### Prompt
Repeat, exactly, the run of lines that opens with the line containing "Clone this chart in matplotlib." and closes with the line containing "plt.rcParams['axes.unicode_minus'] = False", and leave all other lines out.

### Given data

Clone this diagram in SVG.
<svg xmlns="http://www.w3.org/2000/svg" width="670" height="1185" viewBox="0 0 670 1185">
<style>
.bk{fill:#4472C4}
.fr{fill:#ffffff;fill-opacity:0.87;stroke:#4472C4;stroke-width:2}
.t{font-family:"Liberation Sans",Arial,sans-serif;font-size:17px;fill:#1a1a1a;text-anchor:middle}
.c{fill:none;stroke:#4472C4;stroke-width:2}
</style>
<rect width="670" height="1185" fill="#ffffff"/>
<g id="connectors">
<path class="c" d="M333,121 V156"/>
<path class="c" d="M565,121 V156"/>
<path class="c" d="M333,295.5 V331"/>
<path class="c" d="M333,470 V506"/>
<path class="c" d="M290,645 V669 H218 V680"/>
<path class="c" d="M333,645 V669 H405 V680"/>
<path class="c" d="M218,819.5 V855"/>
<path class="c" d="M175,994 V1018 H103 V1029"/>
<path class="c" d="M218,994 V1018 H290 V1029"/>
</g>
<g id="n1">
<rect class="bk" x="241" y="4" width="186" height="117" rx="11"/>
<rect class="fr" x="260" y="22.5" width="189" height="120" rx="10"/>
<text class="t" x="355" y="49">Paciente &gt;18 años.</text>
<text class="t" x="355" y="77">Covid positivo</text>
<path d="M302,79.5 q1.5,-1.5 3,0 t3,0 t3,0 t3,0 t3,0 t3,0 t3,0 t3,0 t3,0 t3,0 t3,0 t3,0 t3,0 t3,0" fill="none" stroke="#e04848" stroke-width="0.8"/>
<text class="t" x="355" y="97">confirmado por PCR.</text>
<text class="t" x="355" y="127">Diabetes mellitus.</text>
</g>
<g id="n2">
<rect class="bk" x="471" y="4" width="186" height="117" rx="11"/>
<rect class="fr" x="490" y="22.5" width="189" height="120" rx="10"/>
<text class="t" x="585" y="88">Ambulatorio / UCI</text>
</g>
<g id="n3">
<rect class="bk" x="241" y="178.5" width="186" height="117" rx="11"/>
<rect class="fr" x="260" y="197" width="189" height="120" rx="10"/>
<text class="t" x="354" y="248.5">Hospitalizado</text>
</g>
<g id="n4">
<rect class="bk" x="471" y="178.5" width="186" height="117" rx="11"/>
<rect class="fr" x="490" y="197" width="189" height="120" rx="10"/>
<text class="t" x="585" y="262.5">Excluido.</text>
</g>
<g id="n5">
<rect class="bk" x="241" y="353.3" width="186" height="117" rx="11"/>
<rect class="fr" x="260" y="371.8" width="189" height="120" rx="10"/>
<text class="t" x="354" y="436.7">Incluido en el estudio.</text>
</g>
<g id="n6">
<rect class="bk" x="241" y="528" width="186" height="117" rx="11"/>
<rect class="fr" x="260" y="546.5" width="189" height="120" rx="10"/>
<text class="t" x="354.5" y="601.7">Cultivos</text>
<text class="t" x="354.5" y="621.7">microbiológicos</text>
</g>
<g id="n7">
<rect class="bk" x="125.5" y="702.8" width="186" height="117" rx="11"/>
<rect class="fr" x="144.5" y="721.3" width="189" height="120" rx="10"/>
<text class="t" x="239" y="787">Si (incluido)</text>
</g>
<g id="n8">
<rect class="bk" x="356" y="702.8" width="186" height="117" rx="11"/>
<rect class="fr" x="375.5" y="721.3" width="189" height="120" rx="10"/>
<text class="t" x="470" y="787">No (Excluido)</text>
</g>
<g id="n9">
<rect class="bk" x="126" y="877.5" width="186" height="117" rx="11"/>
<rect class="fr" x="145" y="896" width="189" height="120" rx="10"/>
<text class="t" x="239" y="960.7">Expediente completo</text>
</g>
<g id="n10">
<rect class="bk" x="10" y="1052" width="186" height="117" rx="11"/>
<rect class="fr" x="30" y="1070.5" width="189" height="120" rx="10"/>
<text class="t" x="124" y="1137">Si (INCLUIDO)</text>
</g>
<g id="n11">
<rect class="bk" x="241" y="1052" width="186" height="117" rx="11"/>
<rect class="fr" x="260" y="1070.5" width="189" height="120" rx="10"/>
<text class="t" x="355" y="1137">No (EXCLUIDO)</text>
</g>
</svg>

==

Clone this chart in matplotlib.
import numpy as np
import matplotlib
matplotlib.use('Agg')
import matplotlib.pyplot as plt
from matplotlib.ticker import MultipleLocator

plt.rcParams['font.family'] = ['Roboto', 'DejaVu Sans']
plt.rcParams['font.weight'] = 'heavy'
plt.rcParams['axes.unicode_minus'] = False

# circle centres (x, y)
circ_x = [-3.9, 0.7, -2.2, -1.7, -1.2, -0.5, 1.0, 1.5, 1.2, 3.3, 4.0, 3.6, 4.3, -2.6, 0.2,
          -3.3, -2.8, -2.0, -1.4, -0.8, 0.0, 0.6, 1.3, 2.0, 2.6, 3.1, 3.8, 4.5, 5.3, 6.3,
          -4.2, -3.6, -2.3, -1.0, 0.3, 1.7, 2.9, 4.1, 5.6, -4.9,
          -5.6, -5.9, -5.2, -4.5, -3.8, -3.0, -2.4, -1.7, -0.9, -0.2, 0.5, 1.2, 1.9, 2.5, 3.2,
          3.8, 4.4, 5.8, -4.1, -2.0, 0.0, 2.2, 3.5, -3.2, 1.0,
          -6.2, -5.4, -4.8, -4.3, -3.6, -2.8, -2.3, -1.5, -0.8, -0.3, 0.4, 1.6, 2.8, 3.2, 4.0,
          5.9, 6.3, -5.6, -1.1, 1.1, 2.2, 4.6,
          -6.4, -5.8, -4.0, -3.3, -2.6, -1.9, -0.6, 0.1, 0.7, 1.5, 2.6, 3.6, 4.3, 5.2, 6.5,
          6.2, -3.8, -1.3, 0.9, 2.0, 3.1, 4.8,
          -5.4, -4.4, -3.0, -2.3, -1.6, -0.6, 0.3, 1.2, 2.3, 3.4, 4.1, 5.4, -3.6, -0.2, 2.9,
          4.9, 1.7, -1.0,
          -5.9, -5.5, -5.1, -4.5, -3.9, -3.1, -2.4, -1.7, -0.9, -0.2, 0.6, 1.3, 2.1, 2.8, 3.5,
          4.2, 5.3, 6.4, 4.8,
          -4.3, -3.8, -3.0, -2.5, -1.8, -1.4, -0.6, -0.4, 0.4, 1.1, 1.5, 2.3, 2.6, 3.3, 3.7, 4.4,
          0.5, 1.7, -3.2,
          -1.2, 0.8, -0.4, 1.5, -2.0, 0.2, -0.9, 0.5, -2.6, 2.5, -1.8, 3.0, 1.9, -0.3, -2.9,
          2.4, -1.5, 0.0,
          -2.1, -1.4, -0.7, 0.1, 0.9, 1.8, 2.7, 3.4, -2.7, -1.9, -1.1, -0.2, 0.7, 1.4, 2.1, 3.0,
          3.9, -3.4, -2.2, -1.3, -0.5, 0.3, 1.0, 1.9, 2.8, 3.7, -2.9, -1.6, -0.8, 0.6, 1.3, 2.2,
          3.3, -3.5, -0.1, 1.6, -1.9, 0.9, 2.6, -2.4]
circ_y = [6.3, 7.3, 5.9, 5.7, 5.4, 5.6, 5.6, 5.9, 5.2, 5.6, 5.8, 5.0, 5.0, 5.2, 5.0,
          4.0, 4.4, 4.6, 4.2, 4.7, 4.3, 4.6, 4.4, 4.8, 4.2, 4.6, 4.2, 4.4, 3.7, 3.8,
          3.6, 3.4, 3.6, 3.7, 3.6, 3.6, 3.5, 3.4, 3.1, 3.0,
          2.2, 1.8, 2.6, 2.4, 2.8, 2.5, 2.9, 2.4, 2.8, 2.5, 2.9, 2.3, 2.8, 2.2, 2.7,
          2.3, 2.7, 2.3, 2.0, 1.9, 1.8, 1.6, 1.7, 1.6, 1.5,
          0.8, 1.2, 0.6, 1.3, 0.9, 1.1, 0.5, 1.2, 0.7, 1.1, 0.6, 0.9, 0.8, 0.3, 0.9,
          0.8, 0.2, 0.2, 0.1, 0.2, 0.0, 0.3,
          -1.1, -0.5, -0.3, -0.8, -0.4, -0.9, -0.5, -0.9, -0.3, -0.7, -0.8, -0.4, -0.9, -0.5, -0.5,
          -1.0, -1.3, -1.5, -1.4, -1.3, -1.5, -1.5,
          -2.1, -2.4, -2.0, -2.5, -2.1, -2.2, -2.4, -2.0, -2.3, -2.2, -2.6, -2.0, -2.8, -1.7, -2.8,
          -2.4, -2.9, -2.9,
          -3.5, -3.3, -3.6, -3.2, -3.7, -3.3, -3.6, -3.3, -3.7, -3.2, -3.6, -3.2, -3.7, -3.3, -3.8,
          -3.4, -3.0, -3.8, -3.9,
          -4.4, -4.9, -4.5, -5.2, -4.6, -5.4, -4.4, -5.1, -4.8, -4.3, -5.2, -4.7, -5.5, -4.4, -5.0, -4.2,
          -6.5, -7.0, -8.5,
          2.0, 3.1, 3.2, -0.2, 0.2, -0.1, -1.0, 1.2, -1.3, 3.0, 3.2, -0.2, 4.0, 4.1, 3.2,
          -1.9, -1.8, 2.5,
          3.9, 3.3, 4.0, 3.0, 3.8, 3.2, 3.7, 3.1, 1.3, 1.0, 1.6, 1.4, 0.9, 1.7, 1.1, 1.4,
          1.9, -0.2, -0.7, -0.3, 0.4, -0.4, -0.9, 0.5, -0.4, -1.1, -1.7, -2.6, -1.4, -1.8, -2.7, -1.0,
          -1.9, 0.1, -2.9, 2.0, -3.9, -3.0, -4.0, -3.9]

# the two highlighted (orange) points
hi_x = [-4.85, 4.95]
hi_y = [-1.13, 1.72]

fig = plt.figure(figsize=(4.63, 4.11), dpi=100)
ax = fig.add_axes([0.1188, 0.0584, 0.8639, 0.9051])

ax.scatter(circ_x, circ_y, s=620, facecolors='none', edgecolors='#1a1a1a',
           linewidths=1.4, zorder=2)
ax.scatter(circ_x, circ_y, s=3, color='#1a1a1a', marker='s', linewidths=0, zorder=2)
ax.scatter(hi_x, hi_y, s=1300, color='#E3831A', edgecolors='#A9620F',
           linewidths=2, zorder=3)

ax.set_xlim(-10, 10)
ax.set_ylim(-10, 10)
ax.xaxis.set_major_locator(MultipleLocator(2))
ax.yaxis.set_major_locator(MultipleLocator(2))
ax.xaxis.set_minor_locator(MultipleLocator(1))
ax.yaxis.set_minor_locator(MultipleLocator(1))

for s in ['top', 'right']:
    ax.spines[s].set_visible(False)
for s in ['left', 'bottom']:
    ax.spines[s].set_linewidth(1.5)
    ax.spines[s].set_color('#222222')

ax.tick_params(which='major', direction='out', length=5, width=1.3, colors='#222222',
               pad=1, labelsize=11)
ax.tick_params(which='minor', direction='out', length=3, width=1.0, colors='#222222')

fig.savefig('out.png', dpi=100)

### Result
Clone this chart in matplotlib.
import numpy as np
import matplotlib
matplotlib.use('Agg')
import matplotlib.pyplot as plt
from matplotlib.ticker import MultipleLocator

plt.rcParams['font.family'] = ['Roboto', 'DejaVu Sans']
plt.rcParams['font.weight'] = 'heavy'
plt.rcParams['axes.unicode_minus'] = False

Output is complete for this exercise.